Former big four bank CEOs Hartzer, Thorburn and Norris back online lender Nano

3 minutes

Former bosses of Westpac, the Commonwealth Bank and National Australia Bank have invested in Nano Digital Home Loans as it looks to expand partnerships with lenders grappling with a potentially disruptive shift towards online lending.

In a recent capital-raising round, former Westpac chief executive Brian Hartzer, former NAB chief Andrew Thorburn and ex-CBA chief Ralph Norris all invested in the digital upstart, which was founded by former Westpac executives Andrew Walker and Chris Lumby.

Nano is one of several digital lenders alongside Tic:Toc and Athena Home Loans looking to disrupt the lucrative mortgage market by offering fast online approvals.
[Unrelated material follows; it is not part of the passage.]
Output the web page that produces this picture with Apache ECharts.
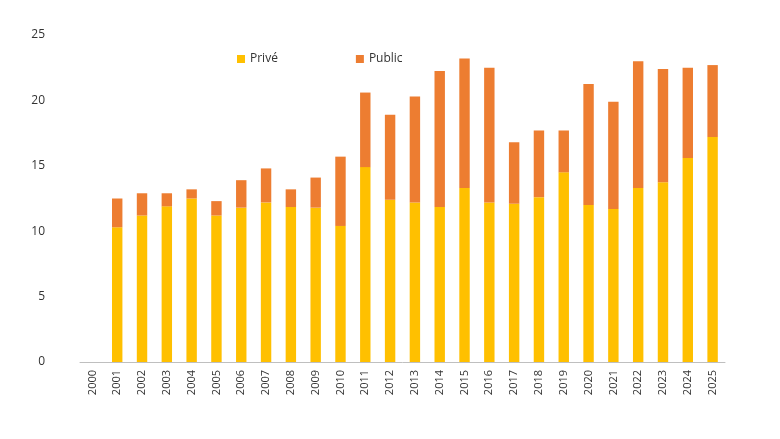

The non-bank lender was launched earlier this year, and Mr Walker said it was approving about $20 million in loans a week, putting it on track to write more than $1 billion in loans in its first year.

The investments from former bank CEOs come as Nano, which was launched by selling loans to consumers, is looking to expand by offering software services to banks and other lenders dealing with a shift to online lending.

Nano said it was recently granted a patent for its “Automated Real-Time Digital Mortgage Application and Decisioning Engine” by the Australian Patents Office. Mr Walker said while other lenders had software that automated certain processes, such as making loan decisions, Nano’s system covered property valuation, credit assessment, loan serviceability and customer identification.

Mr Walker said he thought the shift towards online mortgage lending, which has occurred to a much greater extent in the United States, was now happening faster than he anticipated in Australia. He argued that if Australia followed the pattern seen in the US, the annual flow of new digital home loans could surge to $100 billion in a few years.

But although challengers such as Nano are experiencing strong growth, their share of mortgage lending is still tiny compared with the dominant big four banks, which control about 80 per cent of the Australian market. The biggest player, CBA, is launching its own digital mortgage later this year.

Mr Walker argued that such was the need for lenders to improve their technology processes that some with obsolete systems could face an “extinction level event on the horizon”. He invoked the fate of video rental chain Blockbuster Video, which went bankrupt in 2010.

“This is the new frontline of competition across the industry. Those that cannot meet the new digital service standard will face a Blockbuster moment” Mr Walker said.

Mr Hartzer was CEO of Westpac between 2015 and 2019, Mr Thorburn ran NAB between 2014 and 2019, and Sir Ralph led CBA between 2005 and 2011.

Mr Hartzer, who has made other fintech investments since his exit from Westpac, and who also chairs “pay on demand” business Beforepay, confirmed the Nano investment but did not comment further.

Mr Thorburn did not comment and attempts to contact Sir Ralph had been unsuccessful at the time of writing.

Clarification: A previous version of this story described Beforepay as a buy now, pay later company. It has been updated to say the business provides “pay on demand” services.